Thursday, March 10, 2011

They Covet !!

In a Jail cell, Jodie Foster who plays an FBI Investigator tries to interrogate a psychopath, played by Anthony Hopkins in a scene from the 1991 award winning movie The Silence of the Lambs. As the back-and-forth dialogue intensifies, the prison inmate leads the FBI agent down a path into the most basic of human natures. Read On:


Hannibal Lecter: First principles, Clarice. Simplicity. Read Marcus Aurelius - of each particular thing ask: What is it in itself? What is its nature? What does he do, this man you seek?
Clarice Starling: He kills women...
Hannibal Lecter: NO. THAT IS INCIDENTAL!! What is the first and principal thing he does? What needs does he serve by killing?
Clarice Starling:
Anger, um, social acceptance, and, huh, sexual frustrations, sir... Hannibal Lecter: NO! HE COVETS !! That is his nature. And how do we begin to covet, Clarice? Do we seek out things to covet? Make an effort to answer now.
Clarice Starling:
No. We just...
Hannibal Lecter: No. We begin by coveting what we see every day. Don't you feel eyes moving over your body, Clarice? And don't your eyes seek out the things you want?


In some form or fashion, we all covet. We yearn for things we see most of the time, we lust for the finer spoils of life, to be seen sleepless in the corner office, and to be heard rambling on television. We wouldn't mind surmounting countless boulders with a timeless zeal oblivious to the parched earth on which our tender feet are being forced to tread on. In the end, while basking aloft on the summit we realize that much of the joy is actually behind us. 

Despite this, there are those who desire that which may just prove to be a shade better than what they already possess. They throng their nations capital city squares, maraud government property and have given the age-old crime called arson a new human face. Much of this and even more is all fodder for an over-hungry press ever too willing to cover just about anything.

CNN's Anderson Cooper may have taken a few blows on his face a fortnight ago on the streets of Cairo when the uprising in Egypt reached its zenith, but the real fight may be around the corner, maybe 6 months or a even year away. The main opposition party in Egypt - the Muslim Brotherhood is lying low right now biding its time, waiting for the opportune moment to reveal itself.

Meanwhile as the rest of the Middle East progresses from simmer to boil, Egypt flounders on uncertain of what the future may hold. For the moment though, the military is in charge, though history shows that in most cases, the men in forest green rarely give up the throne without a scuffle of some sort.

What about Libya? There is no doubt whatsoever that these dictators have indeed led their nations down the path of fiscal ruin. The numbers will surely tell you the story; almost 25% of Egypt's youth were unemployed when the riots began.

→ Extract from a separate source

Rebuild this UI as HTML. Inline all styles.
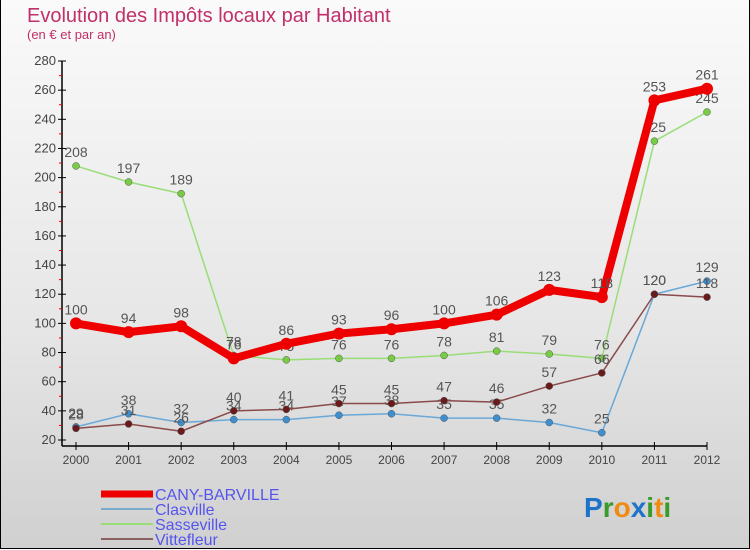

However, the fundamental question actually is:
"Is democracy the real answer to the regions ills"?

Democracy works to perfection, albeit with a few odd chinks in its armor. Some of its most important facets are the systems that protect the rights of the silent majority and even at times, halt the cries of the bloodthirsty steamrolling majority. Most Arab countries have structures that have flourished over time with a nexus between the oligarchy and the Global Financial Systems with little or scant regard to social issues such as these. The majority were permitted to languish while the rich became richer.

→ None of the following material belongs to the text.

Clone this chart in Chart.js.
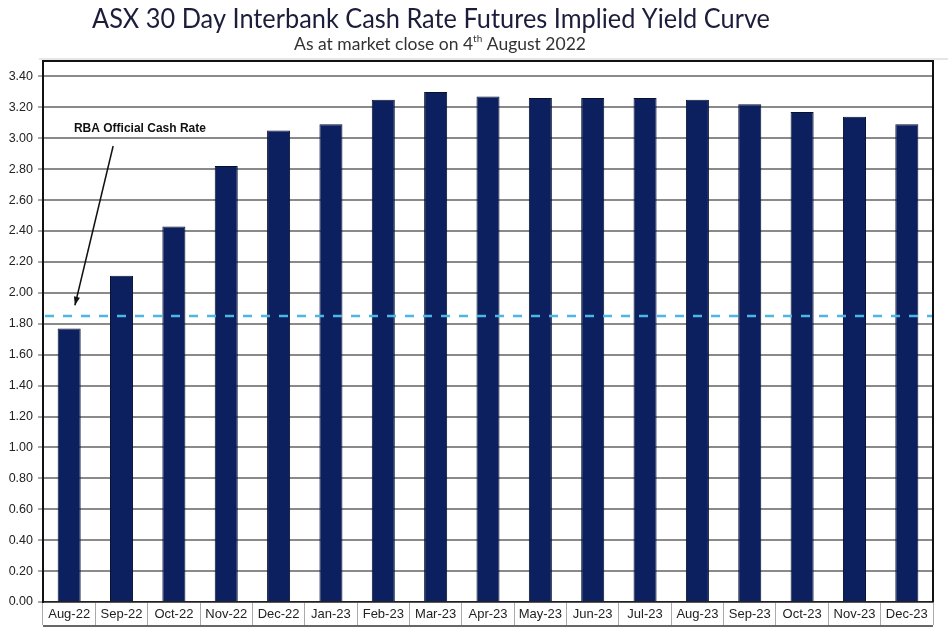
<!DOCTYPE html>
<html>
<head>
<meta charset="utf-8">
<script src="https://cdn.jsdelivr.net/npm/chart.js@4"></script>
<style>
  html, body { margin: 0; padding: 0; background: #fff; }
  #wrap { width: 948px; height: 628px; }
</style>
</head>
<body>
<div id="wrap"><canvas id="yieldChart" width="948" height="628"></canvas></div>
<script>
const months = ['Aug-22', 'Sep-22', 'Oct-22', 'Nov-22', 'Dec-22', 'Jan-23', 'Feb-23', 'Mar-23', 'Apr-23',
    'May-23', 'Jun-23', 'Jul-23', 'Aug-23', 'Sep-23', 'Oct-23', 'Nov-23', 'Dec-23'];
const impliedYield = [1.77, 2.11, 2.43, 2.82, 3.05, 3.09, 3.25, 3.30, 3.27, 3.26, 3.26, 3.26, 3.25, 3.22, 3.17, 3.14, 3.09];
const cashRate = 1.85;
const yMax = 3.5;
const yStep = 0.2;

const titleText = 'ASX 30 Day Interbank Cash Rate Futures Implied Yield Curve';
const subtitleParts = ['As at market close on 4', 'th', ' August 2022'];
const noteText = 'RBA Official Cash Rate';

// titles, cash rate line, arrow note, frame lines
const extras = {
    id: 'extras',
    afterDraw(chart) {
        const ctx = chart.ctx;
        const area = chart.chartArea;
        const x = chart.scales.x;
        const y = chart.scales.y;

        ctx.save();
        // title, squeezed a little to the narrow look of the original
        ctx.fillStyle = '#1b1d3a';
        ctx.font = '27px Lato';
        ctx.textBaseline = 'alphabetic';
        ctx.textAlign = 'left';
        const tw = ctx.measureText(titleText).width;
        const sq = 678 / tw;
        ctx.save();
        ctx.translate(431 - 339, 28);
        ctx.scale(sq, 1);
        ctx.fillText(titleText, 0, 0);
        ctx.restore();

        // subtitle with superscript
        ctx.fillStyle = '#333';
        ctx.font = '17.5px Lato';
        const w0 = ctx.measureText(subtitleParts[0]).width;
        ctx.font = '10px Lato';
        const w1 = ctx.measureText(subtitleParts[1]).width;
        ctx.font = '17.5px Lato';
        const w2 = ctx.measureText(subtitleParts[2]).width;
        let sx = 440 - (w0 + w1 + w2) / 2;
        ctx.fillText(subtitleParts[0], sx, 50);
        ctx.font = '10px Lato';
        ctx.fillText(subtitleParts[1], sx + w0, 42);
        ctx.font = '17.5px Lato';
        ctx.fillText(subtitleParts[2], sx + w0 + w1, 50);

        // frame: top, right, bottom of label strip
        ctx.strokeStyle = '#111';
        ctx.lineWidth = 2;
        ctx.beginPath();
        ctx.moveTo(area.left, area.top);
        ctx.lineTo(area.right, area.top);
        ctx.lineTo(area.right, area.bottom);
        ctx.stroke();
        ctx.strokeStyle = '#333';
        ctx.lineWidth = 1.5;
        ctx.beginPath();
        ctx.moveTo(area.left, chart.height - 2);
        ctx.lineTo(area.right, chart.height - 2);
        ctx.stroke();
        ctx.strokeStyle = '#ccc';
        ctx.lineWidth = 1;
        ctx.beginPath();
        ctx.moveTo(area.left - 4, area.top - 2);
        ctx.lineTo(chart.width, area.top - 2);
        ctx.stroke();

        // cash rate dashed line
        const cy = y.getPixelForValue(cashRate);
        ctx.strokeStyle = '#4cb6e4';
        ctx.lineWidth = 2.5;
        ctx.setLineDash([9, 9]);
        ctx.beginPath();
        ctx.moveTo(area.left + 2, cy);
        ctx.lineTo(area.right - 1, cy);
        ctx.stroke();
        ctx.setLineDash([]);

        // note text and arrow
        ctx.fillStyle = '#111';
        ctx.font = 'bold 12px Arial';
        ctx.textBaseline = 'middle';
        ctx.fillText(noteText, x.getPixelForValue(0.09), y.getPixelForValue(3.06));

        const x1 = x.getPixelForValue(0.84), y1 = y.getPixelForValue(2.95);
        const x2 = x.getPixelForValue(0.11), y2 = y.getPixelForValue(1.92);
        ctx.strokeStyle = '#111';
        ctx.lineWidth = 1.5;
        ctx.beginPath();
        ctx.moveTo(x1, y1);
        ctx.lineTo(x2, y2);
        ctx.stroke();
        const ang = Math.atan2(y2 - y1, x2 - x1);
        ctx.beginPath();
        ctx.moveTo(x2, y2);
        ctx.lineTo(x2 - 9 * Math.cos(ang - 0.35), y2 - 9 * Math.sin(ang - 0.35));
        ctx.lineTo(x2 - 9 * Math.cos(ang + 0.35), y2 - 9 * Math.sin(ang + 0.35));
        ctx.closePath();
        ctx.fill();
        ctx.restore();
    }
};

const ctx = document.getElementById('yieldChart').getContext('2d');
new Chart(ctx, {
    type: 'bar',
    data: {
        labels: months,
        datasets: [{
            label: 'Implied yield',
            data: impliedYield,
            backgroundColor: '#0c1f5e',
            borderColor: '#06112f',
            borderWidth: 1,
            barPercentage: 0.44,
            categoryPercentage: 1
        }]
    },
    options: {
        responsive: false,
        animation: false,
        layout: { padding: { top: 61, right: 15, left: 0, bottom: 0 } },
        plugins: {
            legend: { display: false },
            tooltip: { enabled: false }
        },
        scales: {
            x: {
                afterFit: s => { s.height = 26; },
                grid: {
                    offset: true,
                    drawOnChartArea: false,
                    tickLength: 23,
                    color: '#aaa'
                },
                border: { color: '#222', width: 1.5 },
                ticks: {
                    color: '#222',
                    font: { family: 'Arial', size: 13 },
                    padding: -18,
                    maxRotation: 0,
                    autoSkip: false
                }
            },
            y: {
                min: 0,
                max: yMax,
                afterFit: s => { s.width = 43; },
                afterBuildTicks: s => { s.ticks = s.ticks.filter(t => t.value <= 3.41); },
                grid: {
                    color: '#8a8a8a',
                    lineWidth: 2,
                    tickLength: 5,
                    tickColor: '#555',
                    tickWidth: 1
                },
                border: { color: '#111', width: 2 },
                ticks: {
                    stepSize: yStep,
                    color: '#222',
                    padding: 5,
                    font: { family: 'Arial', size: 12.5 },
                    callback: v => Number(v).toFixed(2)
                }
            }
        }
    },
    plugins: [extras]
});
</script>
</body>
</html>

Now, the Arab Nations have chosen the path of the uprising for all the right reasons.

If one were to look a little harder, one can clearly distinguish the fact from the current frenzy. The truth is that they covet Democracy but do not covet its freedoms!! Most of the Arab world detests the freedoms that Western democracies offer to minorities. There are laws in the west that permit abortion, then there are laws against gender discrimination, sexual discrimination and many other forms of discrimination that folks in the Arab world wouldn't even pay heed to.

They covet what they see in the west, for lifestyles that appear fanciful, for streets that are paved with gold or just for its sheer sheen. Their path to democracy would regardless of the road they choose, be a tortuous one. They would pick and choose the bad apples to discard from the policy basket. Minorities would meanwhile live in temporary fear while the majority by and large may just choose to wield their pitchforks every now and then, so as to ensure that despite the freedom to choose, they still have the major say.
The engines of Change have begun to crank, more regimes may fall, but more blood will certainly be spilled.  

First Posted on Technorati

1 comment:

Nikhil said...

The best revolutions have been those where the motive was to Let Go, not to Covet.
http://www.ted.com/talks/wael_ghonim_inside_the_egyptian_revolution.html

Do not dismiss the Egyptian peoples' uprising so quickly. Something has happened that has never happened before. It would be wise not to make the mistake of applying the same yardsticks that were used earlier. The game and the rules have changed - old predictions no longer apply.